*EXERCISE AIM:*
Gather all lines in the entries that include the word "this".

start SUPPLIED RECORDS

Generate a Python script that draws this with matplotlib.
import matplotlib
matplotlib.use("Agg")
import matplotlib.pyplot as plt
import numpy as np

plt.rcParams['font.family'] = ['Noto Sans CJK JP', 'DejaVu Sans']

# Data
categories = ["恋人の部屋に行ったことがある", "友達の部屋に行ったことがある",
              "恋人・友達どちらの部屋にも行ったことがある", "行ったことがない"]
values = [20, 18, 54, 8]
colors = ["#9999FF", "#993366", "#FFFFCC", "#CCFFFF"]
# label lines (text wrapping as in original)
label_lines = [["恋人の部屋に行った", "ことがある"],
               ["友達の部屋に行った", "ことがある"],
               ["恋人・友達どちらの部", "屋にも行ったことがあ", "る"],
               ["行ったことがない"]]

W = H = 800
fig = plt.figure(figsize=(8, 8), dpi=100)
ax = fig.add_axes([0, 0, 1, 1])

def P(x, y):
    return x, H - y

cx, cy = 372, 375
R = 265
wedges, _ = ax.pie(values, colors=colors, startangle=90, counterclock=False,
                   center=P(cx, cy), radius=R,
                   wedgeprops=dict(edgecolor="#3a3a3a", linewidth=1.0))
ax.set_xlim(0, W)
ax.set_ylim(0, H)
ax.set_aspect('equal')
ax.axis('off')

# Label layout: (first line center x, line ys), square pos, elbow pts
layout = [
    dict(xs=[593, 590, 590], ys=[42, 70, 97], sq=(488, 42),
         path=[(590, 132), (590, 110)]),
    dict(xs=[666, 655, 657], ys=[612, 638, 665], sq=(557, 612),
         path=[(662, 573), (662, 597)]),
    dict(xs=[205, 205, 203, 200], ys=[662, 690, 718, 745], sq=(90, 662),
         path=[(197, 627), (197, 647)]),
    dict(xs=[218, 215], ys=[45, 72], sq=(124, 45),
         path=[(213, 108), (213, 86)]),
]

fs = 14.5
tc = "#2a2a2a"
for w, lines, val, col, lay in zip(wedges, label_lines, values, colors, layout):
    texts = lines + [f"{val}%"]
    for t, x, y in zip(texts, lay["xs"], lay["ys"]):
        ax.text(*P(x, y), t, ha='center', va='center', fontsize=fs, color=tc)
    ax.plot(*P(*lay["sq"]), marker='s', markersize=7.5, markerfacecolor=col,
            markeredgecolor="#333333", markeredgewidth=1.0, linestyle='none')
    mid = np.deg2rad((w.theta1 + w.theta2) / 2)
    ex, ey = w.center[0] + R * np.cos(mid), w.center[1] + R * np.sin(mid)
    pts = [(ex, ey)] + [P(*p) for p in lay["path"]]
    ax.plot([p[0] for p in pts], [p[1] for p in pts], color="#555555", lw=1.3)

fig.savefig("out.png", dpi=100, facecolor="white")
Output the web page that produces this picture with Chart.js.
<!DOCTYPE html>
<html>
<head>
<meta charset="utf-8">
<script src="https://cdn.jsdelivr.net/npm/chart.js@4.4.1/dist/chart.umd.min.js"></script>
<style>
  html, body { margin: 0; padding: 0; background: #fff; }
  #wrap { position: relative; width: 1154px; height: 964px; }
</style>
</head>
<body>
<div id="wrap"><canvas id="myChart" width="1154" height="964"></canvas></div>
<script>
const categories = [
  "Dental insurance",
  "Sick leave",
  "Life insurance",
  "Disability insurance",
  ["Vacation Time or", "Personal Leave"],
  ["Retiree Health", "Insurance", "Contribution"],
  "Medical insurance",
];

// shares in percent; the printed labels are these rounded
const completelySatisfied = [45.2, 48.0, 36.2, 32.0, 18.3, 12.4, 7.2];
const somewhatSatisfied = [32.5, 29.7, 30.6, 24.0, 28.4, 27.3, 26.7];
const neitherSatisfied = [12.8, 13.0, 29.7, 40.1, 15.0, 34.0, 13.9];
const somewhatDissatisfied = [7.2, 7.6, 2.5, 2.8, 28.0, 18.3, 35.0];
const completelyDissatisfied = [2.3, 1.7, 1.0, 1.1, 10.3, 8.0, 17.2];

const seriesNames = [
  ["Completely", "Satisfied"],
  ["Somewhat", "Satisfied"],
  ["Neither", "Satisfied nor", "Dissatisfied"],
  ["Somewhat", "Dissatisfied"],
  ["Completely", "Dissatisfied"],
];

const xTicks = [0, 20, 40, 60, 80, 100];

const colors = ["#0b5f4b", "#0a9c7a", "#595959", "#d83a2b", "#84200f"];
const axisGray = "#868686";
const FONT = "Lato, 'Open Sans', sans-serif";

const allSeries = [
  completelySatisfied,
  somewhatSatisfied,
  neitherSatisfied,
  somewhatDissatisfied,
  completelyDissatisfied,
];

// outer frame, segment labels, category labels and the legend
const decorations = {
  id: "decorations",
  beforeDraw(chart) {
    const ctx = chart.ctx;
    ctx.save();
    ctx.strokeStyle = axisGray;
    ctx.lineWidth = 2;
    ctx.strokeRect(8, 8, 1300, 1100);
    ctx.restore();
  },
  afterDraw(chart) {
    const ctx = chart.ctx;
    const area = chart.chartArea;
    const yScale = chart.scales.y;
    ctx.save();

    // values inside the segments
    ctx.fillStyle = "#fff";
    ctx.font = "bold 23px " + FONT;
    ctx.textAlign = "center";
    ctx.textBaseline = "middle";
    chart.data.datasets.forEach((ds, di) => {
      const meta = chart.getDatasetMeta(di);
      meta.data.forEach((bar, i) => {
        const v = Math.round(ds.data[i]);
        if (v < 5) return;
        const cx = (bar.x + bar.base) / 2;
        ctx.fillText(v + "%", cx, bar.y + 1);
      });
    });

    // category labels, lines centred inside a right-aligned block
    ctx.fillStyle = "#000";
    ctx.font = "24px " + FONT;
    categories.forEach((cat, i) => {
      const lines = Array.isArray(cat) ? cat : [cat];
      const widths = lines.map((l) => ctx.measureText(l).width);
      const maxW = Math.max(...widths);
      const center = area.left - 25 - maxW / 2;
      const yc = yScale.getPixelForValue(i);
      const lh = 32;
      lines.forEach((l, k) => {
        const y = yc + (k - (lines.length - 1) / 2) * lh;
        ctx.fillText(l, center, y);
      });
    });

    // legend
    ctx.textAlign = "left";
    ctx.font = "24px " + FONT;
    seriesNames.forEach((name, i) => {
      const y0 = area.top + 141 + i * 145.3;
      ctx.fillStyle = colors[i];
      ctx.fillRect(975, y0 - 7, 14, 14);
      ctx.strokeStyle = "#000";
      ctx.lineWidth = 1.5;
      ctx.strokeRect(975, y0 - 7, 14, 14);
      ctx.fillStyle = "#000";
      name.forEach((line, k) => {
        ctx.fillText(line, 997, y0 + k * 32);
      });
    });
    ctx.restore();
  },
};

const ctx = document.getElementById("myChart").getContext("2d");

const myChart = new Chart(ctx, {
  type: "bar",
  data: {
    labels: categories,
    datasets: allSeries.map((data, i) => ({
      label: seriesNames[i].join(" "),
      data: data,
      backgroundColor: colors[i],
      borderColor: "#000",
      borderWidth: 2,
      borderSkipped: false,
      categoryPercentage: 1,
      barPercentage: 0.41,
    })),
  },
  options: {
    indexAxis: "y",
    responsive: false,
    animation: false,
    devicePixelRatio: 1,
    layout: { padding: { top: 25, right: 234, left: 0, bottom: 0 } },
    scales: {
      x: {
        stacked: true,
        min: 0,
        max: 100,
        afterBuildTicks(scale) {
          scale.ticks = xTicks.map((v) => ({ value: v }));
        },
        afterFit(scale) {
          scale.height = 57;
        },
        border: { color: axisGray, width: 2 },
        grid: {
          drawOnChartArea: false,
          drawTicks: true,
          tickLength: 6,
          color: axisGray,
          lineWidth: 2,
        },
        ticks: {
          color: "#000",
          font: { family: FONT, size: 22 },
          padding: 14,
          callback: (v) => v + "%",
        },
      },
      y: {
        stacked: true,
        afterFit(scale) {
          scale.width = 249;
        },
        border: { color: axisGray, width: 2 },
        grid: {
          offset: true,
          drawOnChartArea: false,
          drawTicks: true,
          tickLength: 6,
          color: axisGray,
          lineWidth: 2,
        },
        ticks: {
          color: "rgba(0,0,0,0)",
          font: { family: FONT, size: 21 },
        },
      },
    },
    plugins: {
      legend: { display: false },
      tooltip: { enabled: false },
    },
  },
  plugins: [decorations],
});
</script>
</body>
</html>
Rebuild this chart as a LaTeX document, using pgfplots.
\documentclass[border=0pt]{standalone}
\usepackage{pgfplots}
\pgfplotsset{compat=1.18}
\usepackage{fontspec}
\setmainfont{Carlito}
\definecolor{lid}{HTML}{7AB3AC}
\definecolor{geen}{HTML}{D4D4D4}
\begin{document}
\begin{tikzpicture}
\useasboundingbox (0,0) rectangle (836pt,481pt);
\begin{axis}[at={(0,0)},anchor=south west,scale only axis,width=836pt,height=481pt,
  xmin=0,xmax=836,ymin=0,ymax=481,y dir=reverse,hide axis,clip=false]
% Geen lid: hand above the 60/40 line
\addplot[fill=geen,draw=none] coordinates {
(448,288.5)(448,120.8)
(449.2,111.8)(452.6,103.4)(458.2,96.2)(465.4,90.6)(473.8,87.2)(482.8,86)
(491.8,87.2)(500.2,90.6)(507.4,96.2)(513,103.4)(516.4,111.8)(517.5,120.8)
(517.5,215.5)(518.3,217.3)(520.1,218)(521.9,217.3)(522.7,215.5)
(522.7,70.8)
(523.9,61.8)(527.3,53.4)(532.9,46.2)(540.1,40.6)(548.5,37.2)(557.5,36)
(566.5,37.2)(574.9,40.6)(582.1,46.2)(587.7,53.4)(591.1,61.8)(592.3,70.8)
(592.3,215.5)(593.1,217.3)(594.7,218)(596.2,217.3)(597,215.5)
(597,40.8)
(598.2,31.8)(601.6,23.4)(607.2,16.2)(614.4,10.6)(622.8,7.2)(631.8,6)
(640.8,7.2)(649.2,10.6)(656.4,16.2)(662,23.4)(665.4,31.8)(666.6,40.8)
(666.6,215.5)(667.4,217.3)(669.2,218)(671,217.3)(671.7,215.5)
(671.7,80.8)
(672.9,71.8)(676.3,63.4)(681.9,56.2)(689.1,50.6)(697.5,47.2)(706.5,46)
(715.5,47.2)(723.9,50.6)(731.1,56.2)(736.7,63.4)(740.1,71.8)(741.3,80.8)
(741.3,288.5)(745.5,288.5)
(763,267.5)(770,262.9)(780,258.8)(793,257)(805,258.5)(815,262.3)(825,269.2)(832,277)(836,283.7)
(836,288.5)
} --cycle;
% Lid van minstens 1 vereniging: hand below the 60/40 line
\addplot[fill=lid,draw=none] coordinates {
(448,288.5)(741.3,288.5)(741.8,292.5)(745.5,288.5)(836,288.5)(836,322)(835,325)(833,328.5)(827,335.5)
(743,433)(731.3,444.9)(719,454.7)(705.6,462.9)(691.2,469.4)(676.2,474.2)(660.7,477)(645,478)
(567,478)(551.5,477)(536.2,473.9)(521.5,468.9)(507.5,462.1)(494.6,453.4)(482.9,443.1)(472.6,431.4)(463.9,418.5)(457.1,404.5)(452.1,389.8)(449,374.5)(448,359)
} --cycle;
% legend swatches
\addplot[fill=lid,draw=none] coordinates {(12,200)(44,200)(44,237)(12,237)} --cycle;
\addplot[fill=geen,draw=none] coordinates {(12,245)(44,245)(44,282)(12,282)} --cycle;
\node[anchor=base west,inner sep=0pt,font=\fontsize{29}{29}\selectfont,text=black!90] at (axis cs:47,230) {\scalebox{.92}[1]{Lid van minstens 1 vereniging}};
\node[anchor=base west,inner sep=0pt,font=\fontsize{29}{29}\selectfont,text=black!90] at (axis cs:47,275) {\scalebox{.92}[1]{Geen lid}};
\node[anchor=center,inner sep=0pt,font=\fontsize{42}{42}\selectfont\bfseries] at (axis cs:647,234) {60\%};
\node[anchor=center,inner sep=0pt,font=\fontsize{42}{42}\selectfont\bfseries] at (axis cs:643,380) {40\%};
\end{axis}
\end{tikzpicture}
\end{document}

end SUPPLIED RECORDS

*EXPECTED OUTPUT:*
Generate a Python script that draws this with matplotlib.
Output the web page that produces this picture with Chart.js.
Rebuild this chart as a LaTeX document, using pgfplots.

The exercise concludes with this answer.